The title is an allusion to the book/movie/musical Les Miserable and was the theme of the policeman Inspector Javert as he relentlessly tracked down the thief-turned-good-guy Jean Valjean. In the end, it is Javert who cannot change, and it is Valjean who, through a gracious impartation of mercy, is transformed.

Within each of us is a Javert, who speaks to us relentlessly, and persuasively. This voice in our head insists that, no matter how much we might long for change, “People like you will never change.” And that refrain is all to easy to believe when we see in our lives, or in the lives of those we love, patterns of failure and frustration.

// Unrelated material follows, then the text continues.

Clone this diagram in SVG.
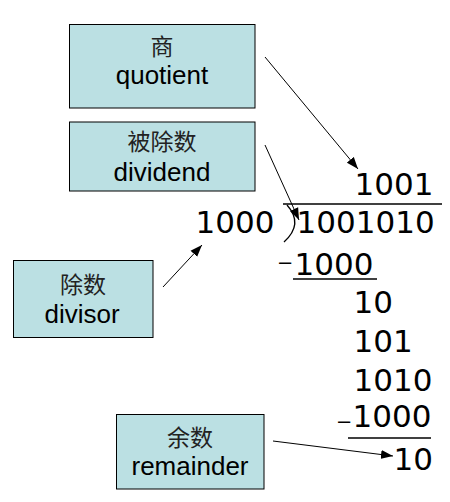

The model with which we are programmed to attempt change is a model of moral effort. If I am to change my moral behavior, I must determine to do better, and then do better. Tim Keller, though, has used Robert Louis Stevenson’s The Strange Case of Dr. Jeckyll and Mr. Hyde to prod us into confronting the fallacy of this. The chemical mix which Dr. Jeckyll would drink had the effect of suppressing his ‘good’ part and giving his ‘evil’ part free reign. Once he came to loathe that behavior, he resolved to stop drinking the juice. That was his moral effort. Once he did that, he forgot the evil in him, took pride in his righteous behavior, and began to look down in judgment upon those who were not as “decent” as he. And at that moment, deeply enmeshed in his pride, the darkness of his heart became clear to him, and he became Mr. Hyde with no juice and no return.

What Keller intends for us to see (and I, too, as I ‘stole’ his allusion to Jeckyll and Hyde when I preached on Romans 6 and 7 last year) is that the result of moral effort is not to change the heart, but is rather to suppress one expression of sin for another.

So, do we believe that people like us will never change?

No. People like us can change. The gospel simply reminds us that change does not come unaided. If we are to change, it will be a change worked in us by the power of God, rooted in the Gospel of his Son, and produced by the inworking of his Holy Spirit.

These thoughts, when I preached them, spawned a series of questions from a member of our church who was struggling, as we all should do, with how this process of change looks in a real life. Particularly, she was struggling with where in this process of change resides our own effort, if any, and if we exert any effort, are we in that way again depending upon the law or upon morality to effect the change.

I confess, these are complicated questions, which have been given much better answers by people much more qualified than I. However, what I’d like to do over the next several weeks is to share portions of the correspondence which dealt with these issues. My intention is to post a new segment in this conversation each Friday. (I have my correspondent’s permission to do this.)

My hope is that this will be helpful to many of us. It is also my hope that as you read you might have the courage to post the questions which these thoughts generate out of your own experience. Post your questions (annonymously, if you like), or email me privately. I’d like this to be a helpful dialogue on an issue lying in the center of our Christian experience.

I, unlike Javert, believe that people like you, and even me, really do have hope for change.